(Do this) Reproduce the material word for word; the images stay out.

#####

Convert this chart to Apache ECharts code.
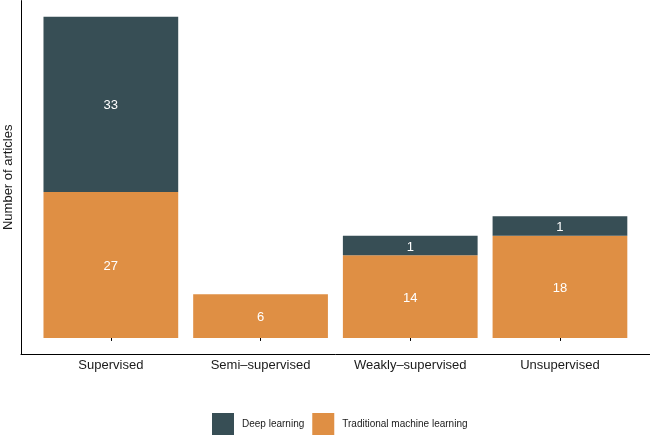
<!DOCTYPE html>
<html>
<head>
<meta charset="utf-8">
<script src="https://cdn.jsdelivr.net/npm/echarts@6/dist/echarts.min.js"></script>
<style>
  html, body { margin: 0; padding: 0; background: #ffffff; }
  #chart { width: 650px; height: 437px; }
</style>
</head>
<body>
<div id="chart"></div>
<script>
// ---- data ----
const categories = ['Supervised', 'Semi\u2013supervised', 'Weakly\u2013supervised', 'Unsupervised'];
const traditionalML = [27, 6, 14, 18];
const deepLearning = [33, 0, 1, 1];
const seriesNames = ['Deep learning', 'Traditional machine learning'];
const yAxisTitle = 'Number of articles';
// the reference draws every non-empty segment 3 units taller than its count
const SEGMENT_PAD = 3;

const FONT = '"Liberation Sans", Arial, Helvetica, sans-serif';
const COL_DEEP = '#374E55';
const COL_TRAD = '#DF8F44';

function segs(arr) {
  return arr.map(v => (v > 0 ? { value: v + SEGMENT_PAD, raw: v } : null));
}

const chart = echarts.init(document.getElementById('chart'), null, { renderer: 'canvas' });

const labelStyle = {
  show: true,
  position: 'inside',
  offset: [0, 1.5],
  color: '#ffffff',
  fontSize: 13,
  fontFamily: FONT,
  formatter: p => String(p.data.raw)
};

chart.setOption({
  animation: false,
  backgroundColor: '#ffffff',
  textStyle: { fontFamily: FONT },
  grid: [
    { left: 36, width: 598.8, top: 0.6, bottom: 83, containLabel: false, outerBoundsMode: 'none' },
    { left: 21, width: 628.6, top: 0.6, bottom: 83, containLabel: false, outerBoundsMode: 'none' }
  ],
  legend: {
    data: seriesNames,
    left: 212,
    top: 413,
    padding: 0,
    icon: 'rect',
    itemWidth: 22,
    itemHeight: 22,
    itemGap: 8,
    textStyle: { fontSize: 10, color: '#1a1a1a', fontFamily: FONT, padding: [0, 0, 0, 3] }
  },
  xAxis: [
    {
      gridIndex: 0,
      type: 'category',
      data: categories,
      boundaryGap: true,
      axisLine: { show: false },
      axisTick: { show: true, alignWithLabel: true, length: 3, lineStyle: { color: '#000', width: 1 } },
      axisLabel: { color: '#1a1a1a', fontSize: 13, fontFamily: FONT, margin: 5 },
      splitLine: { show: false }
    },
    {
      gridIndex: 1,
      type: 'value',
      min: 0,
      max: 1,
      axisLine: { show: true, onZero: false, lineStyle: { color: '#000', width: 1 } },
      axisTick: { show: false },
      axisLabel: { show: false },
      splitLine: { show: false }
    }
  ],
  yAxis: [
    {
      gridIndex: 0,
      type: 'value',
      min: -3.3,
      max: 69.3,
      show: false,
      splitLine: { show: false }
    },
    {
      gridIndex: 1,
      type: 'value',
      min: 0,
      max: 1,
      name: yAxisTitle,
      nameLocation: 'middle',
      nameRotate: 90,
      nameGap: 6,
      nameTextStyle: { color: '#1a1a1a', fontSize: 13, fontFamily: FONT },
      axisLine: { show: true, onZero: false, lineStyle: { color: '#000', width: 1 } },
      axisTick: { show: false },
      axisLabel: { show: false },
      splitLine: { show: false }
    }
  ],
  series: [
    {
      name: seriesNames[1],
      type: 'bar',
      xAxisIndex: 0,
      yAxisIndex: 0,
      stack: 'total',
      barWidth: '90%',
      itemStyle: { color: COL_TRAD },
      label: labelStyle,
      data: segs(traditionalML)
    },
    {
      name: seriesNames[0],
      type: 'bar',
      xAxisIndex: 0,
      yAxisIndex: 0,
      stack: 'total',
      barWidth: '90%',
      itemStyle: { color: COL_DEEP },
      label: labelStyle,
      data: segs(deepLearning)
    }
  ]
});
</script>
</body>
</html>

#####

(Written solution)
Convert this chart to Apache ECharts code.
<!DOCTYPE html>
<html>
<head>
<meta charset="utf-8">
<script src="https://cdn.jsdelivr.net/npm/echarts@6/dist/echarts.min.js"></script>
<style>
  html, body { margin: 0; padding: 0; background: #ffffff; }
  #chart { width: 650px; height: 437px; }
</style>
</head>
<body>
<div id="chart"></div>
<script>
// ---- data ----
const categories = ['Supervised', 'Semi\u2013supervised', 'Weakly\u2013supervised', 'Unsupervised'];
const traditionalML = [27, 6, 14, 18];
const deepLearning = [33, 0, 1, 1];
const seriesNames = ['Deep learning', 'Traditional machine learning'];
const yAxisTitle = 'Number of articles';
// the reference draws every non-empty segment 3 units taller than its count
const SEGMENT_PAD = 3;

const FONT = '"Liberation Sans", Arial, Helvetica, sans-serif';
const COL_DEEP = '#374E55';
const COL_TRAD = '#DF8F44';

function segs(arr) {
  return arr.map(v => (v > 0 ? { value: v + SEGMENT_PAD, raw: v } : null));
}

const chart = echarts.init(document.getElementById('chart'), null, { renderer: 'canvas' });

const labelStyle = {
  show: true,
  position: 'inside',
  offset: [0, 1.5],
  color: '#ffffff',
  fontSize: 13,
  fontFamily: FONT,
  formatter: p => String(p.data.raw)
};

chart.setOption({
  animation: false,
  backgroundColor: '#ffffff',
  textStyle: { fontFamily: FONT },
  grid: [
    { left: 36, width: 598.8, top: 0.6, bottom: 83, containLabel: false, outerBoundsMode: 'none' },
    { left: 21, width: 628.6, top: 0.6, bottom: 83, containLabel: false, outerBoundsMode: 'none' }
  ],
  legend: {
    data: seriesNames,
    left: 212,
    top: 413,
    padding: 0,
    icon: 'rect',
    itemWidth: 22,
    itemHeight: 22,
    itemGap: 8,
    textStyle: { fontSize: 10, color: '#1a1a1a', fontFamily: FONT, padding: [0, 0, 0, 3] }
  },
  xAxis: [
    {
      gridIndex: 0,
      type: 'category',
      data: categories,
      boundaryGap: true,
      axisLine: { show: false },
      axisTick: { show: true, alignWithLabel: true, length: 3, lineStyle: { color: '#000', width: 1 } },
      axisLabel: { color: '#1a1a1a', fontSize: 13, fontFamily: FONT, margin: 5 },
      splitLine: { show: false }
    },
    {
      gridIndex: 1,
      type: 'value',
      min: 0,
      max: 1,
      axisLine: { show: true, onZero: false, lineStyle: { color: '#000', width: 1 } },
      axisTick: { show: false },
      axisLabel: { show: false },
      splitLine: { show: false }
    }
  ],
  yAxis: [
    {
      gridIndex: 0,
      type: 'value',
      min: -3.3,
      max: 69.3,
      show: false,
      splitLine: { show: false }
    },
    {
      gridIndex: 1,
      type: 'value',
      min: 0,
      max: 1,
      name: yAxisTitle,
      nameLocation: 'middle',
      nameRotate: 90,
      nameGap: 6,
      nameTextStyle: { color: '#1a1a1a', fontSize: 13, fontFamily: FONT },
      axisLine: { show: true, onZero: false, lineStyle: { color: '#000', width: 1 } },
      axisTick: { show: false },
      axisLabel: { show: false },
      splitLine: { show: false }
    }
  ],
  series: [
    {
      name: seriesNames[1],
      type: 'bar',
      xAxisIndex: 0,
      yAxisIndex: 0,
      stack: 'total',
      barWidth: '90%',
      itemStyle: { color: COL_TRAD },
      label: labelStyle,
      data: segs(traditionalML)
    },
    {
      name: seriesNames[0],
      type: 'bar',
      xAxisIndex: 0,
      yAxisIndex: 0,
      stack: 'total',
      barWidth: '90%',
      itemStyle: { color: COL_DEEP },
      label: labelStyle,
      data: segs(deepLearning)
    }
  ]
});
</script>
</body>
</html>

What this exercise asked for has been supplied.